Japan’s initial public offering market is booming, with the number of IPOs in the first half of this year topping 70 and expected to exceed the 120 of last year.
Many of the IPOs fetched prices higher than their prelisting prices in their first day of trading, with some opening at more than twice their premarket prices.
Individual investors’ interest in IPOs is rising, but market watchers warn of an overheated market.
Companies going public on the Japan Association of Securities Dealers Automated Quotations market or the Tokyo Stock Exchange’s Mothers market are mostly up-and-coming venture companies.
One of the factors behind the popularity of IPO markets is investor expectations that young companies can raise funds for business expansion by going public and that this in turn will lead to higher stock prices.

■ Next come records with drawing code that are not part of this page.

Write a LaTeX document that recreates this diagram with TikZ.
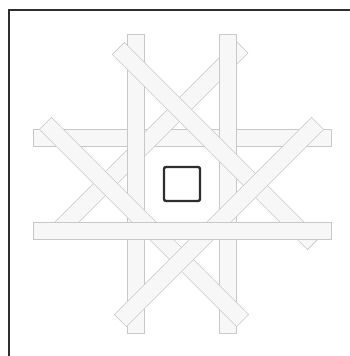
\documentclass[tikz,border=0pt]{standalone}
\usepackage{xcolor}
\usepackage{tikz}
\usetikzlibrary{positioning}

\definecolor{barfill}{HTML}{F7F7F7}
\definecolor{barline}{HTML}{C8C8C8}
\definecolor{darkline}{HTML}{2E2E2E}

\begin{document}
\begin{tikzpicture}[x=1pt, y=-1pt,
    bar/.style={rectangle, draw=barline, fill=barfill, line width=0.6pt, inner sep=0pt, minimum height=17pt},
    centerbox/.style={rectangle, draw=darkline, line width=2.4pt, rounded corners=2pt, minimum width=36pt, minimum height=34pt, inner sep=0pt},
]
    \useasboundingbox (0,0) rectangle (349,356);
    \fill[white] (0,0) rectangle (349,356);

    % Outer frame
    \draw[darkline, line width=2pt] (9,10) rectangle (360,370);

    % Woven bars, back to front
    \node[bar, minimum width=298pt] (topbar) at (182,137.5) {};
    \node[bar, minimum width=256pt, rotate=45] (diagC) at (151.5,137.5) {};
    \node[bar, minimum width=299pt, rotate=90] (leftbar) at (136,183.5) {};
    \node[bar, minimum width=299pt, rotate=90] (rightbar) at (227.5,183.5) {};
    \node[bar, minimum width=276pt, rotate=-45] (diagA) at (216,146) {};
    \node[bar, minimum width=279pt, rotate=-45] (diagB) at (144,222) {};
    \node[bar, minimum width=279pt, rotate=45] (diagD) at (219,222) {};
    \node[bar, minimum width=298pt] (bottombar) at (182,230.5) {};

    % Centre square
    \node[centerbox] (centre) at (182,184) {};

\end{tikzpicture}
\end{document}
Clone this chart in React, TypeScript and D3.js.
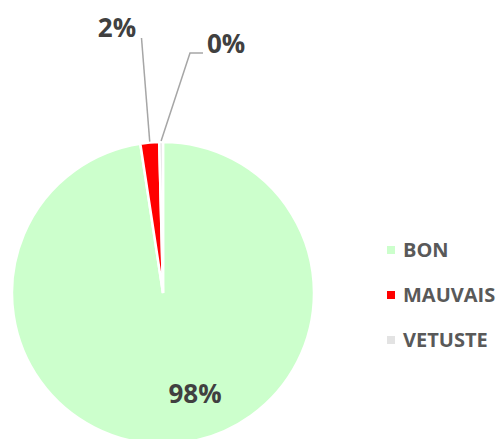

However, market watchers caution against expectations that are too great.
Five years ago, Internet companies went public riding the crest of an IT boom. But then their stock prices sank.
“Though they have growth potential, they leave much to be desired with regard to information disclosure and business planning,” said Yasuo Kanie, deputy head of the underwriting division at Nomura Securities Co.
“Since they are a jumble of good and bad, it is necessary to ascertain the viability of their business plans,” he said.
In order for a company to go public, it has to meet listing requirements.
After passing this screening procedure, a company can proceed to the final preparations for listing, including deciding a public offering price.
An IPO price is generally determined under the book-building formula, a process to determine investor appetite for a share at a particular price.
The process begins with canvassing institutional investors, such as life insurance companies, in order to determine a price band for the issue, or indicated price.
Investors are informed of the price band and they then bid at a price they think is appropriate.